> EXERCISE DIRECTIONS: Emit the entire listing verbatim.

Records from a data collection
================================
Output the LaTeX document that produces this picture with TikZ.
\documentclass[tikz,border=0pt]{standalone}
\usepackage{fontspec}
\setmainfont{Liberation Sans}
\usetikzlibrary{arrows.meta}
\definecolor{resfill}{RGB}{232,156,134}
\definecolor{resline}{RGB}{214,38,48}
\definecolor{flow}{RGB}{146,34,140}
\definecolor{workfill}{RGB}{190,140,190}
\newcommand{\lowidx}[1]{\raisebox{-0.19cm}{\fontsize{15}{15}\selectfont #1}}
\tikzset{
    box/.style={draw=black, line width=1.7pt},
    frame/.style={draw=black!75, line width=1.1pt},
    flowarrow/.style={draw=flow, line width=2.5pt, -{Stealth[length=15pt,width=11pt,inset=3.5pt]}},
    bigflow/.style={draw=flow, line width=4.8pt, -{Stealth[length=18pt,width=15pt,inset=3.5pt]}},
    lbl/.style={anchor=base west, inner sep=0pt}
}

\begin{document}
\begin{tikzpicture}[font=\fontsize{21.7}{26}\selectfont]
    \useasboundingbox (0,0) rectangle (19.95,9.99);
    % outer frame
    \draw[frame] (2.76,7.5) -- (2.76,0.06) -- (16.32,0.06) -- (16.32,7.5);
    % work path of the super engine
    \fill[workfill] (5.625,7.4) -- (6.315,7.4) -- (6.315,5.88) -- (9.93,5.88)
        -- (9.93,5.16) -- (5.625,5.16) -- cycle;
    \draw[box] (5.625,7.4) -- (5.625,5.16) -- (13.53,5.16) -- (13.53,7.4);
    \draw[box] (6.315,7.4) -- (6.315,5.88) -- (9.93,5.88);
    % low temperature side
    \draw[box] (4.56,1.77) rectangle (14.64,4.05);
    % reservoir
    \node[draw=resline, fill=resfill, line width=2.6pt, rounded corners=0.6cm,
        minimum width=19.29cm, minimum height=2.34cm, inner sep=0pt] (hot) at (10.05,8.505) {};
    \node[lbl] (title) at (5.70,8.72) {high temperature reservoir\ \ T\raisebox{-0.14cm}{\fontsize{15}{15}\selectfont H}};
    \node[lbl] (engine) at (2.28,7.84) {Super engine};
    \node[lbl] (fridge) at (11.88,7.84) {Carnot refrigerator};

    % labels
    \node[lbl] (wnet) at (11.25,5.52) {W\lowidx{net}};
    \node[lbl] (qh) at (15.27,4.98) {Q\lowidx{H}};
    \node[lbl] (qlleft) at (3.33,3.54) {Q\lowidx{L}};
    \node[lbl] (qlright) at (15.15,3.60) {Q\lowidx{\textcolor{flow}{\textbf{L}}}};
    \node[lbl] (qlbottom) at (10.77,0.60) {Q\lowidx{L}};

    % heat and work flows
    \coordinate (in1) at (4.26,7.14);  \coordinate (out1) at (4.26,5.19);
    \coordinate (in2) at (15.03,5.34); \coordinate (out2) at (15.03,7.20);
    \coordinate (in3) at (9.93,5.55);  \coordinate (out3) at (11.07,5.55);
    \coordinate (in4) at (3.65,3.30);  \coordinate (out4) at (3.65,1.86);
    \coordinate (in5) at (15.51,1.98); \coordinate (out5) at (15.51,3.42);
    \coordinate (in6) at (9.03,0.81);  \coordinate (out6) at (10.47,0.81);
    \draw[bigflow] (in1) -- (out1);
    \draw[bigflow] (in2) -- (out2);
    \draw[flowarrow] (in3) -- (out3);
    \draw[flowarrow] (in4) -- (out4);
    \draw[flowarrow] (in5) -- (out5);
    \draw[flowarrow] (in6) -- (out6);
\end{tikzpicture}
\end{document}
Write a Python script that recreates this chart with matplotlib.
================================
> SOLUTION FOR THIS EXERCISE:
Output the LaTeX document that produces this picture with TikZ.
\documentclass[tikz,border=0pt]{standalone}
\usepackage{fontspec}
\setmainfont{Liberation Sans}
\usetikzlibrary{arrows.meta}
\definecolor{resfill}{RGB}{232,156,134}
\definecolor{resline}{RGB}{214,38,48}
\definecolor{flow}{RGB}{146,34,140}
\definecolor{workfill}{RGB}{190,140,190}
\newcommand{\lowidx}[1]{\raisebox{-0.19cm}{\fontsize{15}{15}\selectfont #1}}
\tikzset{
    box/.style={draw=black, line width=1.7pt},
    frame/.style={draw=black!75, line width=1.1pt},
    flowarrow/.style={draw=flow, line width=2.5pt, -{Stealth[length=15pt,width=11pt,inset=3.5pt]}},
    bigflow/.style={draw=flow, line width=4.8pt, -{Stealth[length=18pt,width=15pt,inset=3.5pt]}},
    lbl/.style={anchor=base west, inner sep=0pt}
}

\begin{document}
\begin{tikzpicture}[font=\fontsize{21.7}{26}\selectfont]
    \useasboundingbox (0,0) rectangle (19.95,9.99);
    % outer frame
    \draw[frame] (2.76,7.5) -- (2.76,0.06) -- (16.32,0.06) -- (16.32,7.5);
    % work path of the super engine
    \fill[workfill] (5.625,7.4) -- (6.315,7.4) -- (6.315,5.88) -- (9.93,5.88)
        -- (9.93,5.16) -- (5.625,5.16) -- cycle;
    \draw[box] (5.625,7.4) -- (5.625,5.16) -- (13.53,5.16) -- (13.53,7.4);
    \draw[box] (6.315,7.4) -- (6.315,5.88) -- (9.93,5.88);
    % low temperature side
    \draw[box] (4.56,1.77) rectangle (14.64,4.05);
    % reservoir
    \node[draw=resline, fill=resfill, line width=2.6pt, rounded corners=0.6cm,
        minimum width=19.29cm, minimum height=2.34cm, inner sep=0pt] (hot) at (10.05,8.505) {};
    \node[lbl] (title) at (5.70,8.72) {high temperature reservoir\ \ T\raisebox{-0.14cm}{\fontsize{15}{15}\selectfont H}};
    \node[lbl] (engine) at (2.28,7.84) {Super engine};
    \node[lbl] (fridge) at (11.88,7.84) {Carnot refrigerator};

    % labels
    \node[lbl] (wnet) at (11.25,5.52) {W\lowidx{net}};
    \node[lbl] (qh) at (15.27,4.98) {Q\lowidx{H}};
    \node[lbl] (qlleft) at (3.33,3.54) {Q\lowidx{L}};
    \node[lbl] (qlright) at (15.15,3.60) {Q\lowidx{\textcolor{flow}{\textbf{L}}}};
    \node[lbl] (qlbottom) at (10.77,0.60) {Q\lowidx{L}};

    % heat and work flows
    \coordinate (in1) at (4.26,7.14);  \coordinate (out1) at (4.26,5.19);
    \coordinate (in2) at (15.03,5.34); \coordinate (out2) at (15.03,7.20);
    \coordinate (in3) at (9.93,5.55);  \coordinate (out3) at (11.07,5.55);
    \coordinate (in4) at (3.65,3.30);  \coordinate (out4) at (3.65,1.86);
    \coordinate (in5) at (15.51,1.98); \coordinate (out5) at (15.51,3.42);
    \coordinate (in6) at (9.03,0.81);  \coordinate (out6) at (10.47,0.81);
    \draw[bigflow] (in1) -- (out1);
    \draw[bigflow] (in2) -- (out2);
    \draw[flowarrow] (in3) -- (out3);
    \draw[flowarrow] (in4) -- (out4);
    \draw[flowarrow] (in5) -- (out5);
    \draw[flowarrow] (in6) -- (out6);
\end{tikzpicture}
\end{document}
Write a Python script that recreates this chart with matplotlib.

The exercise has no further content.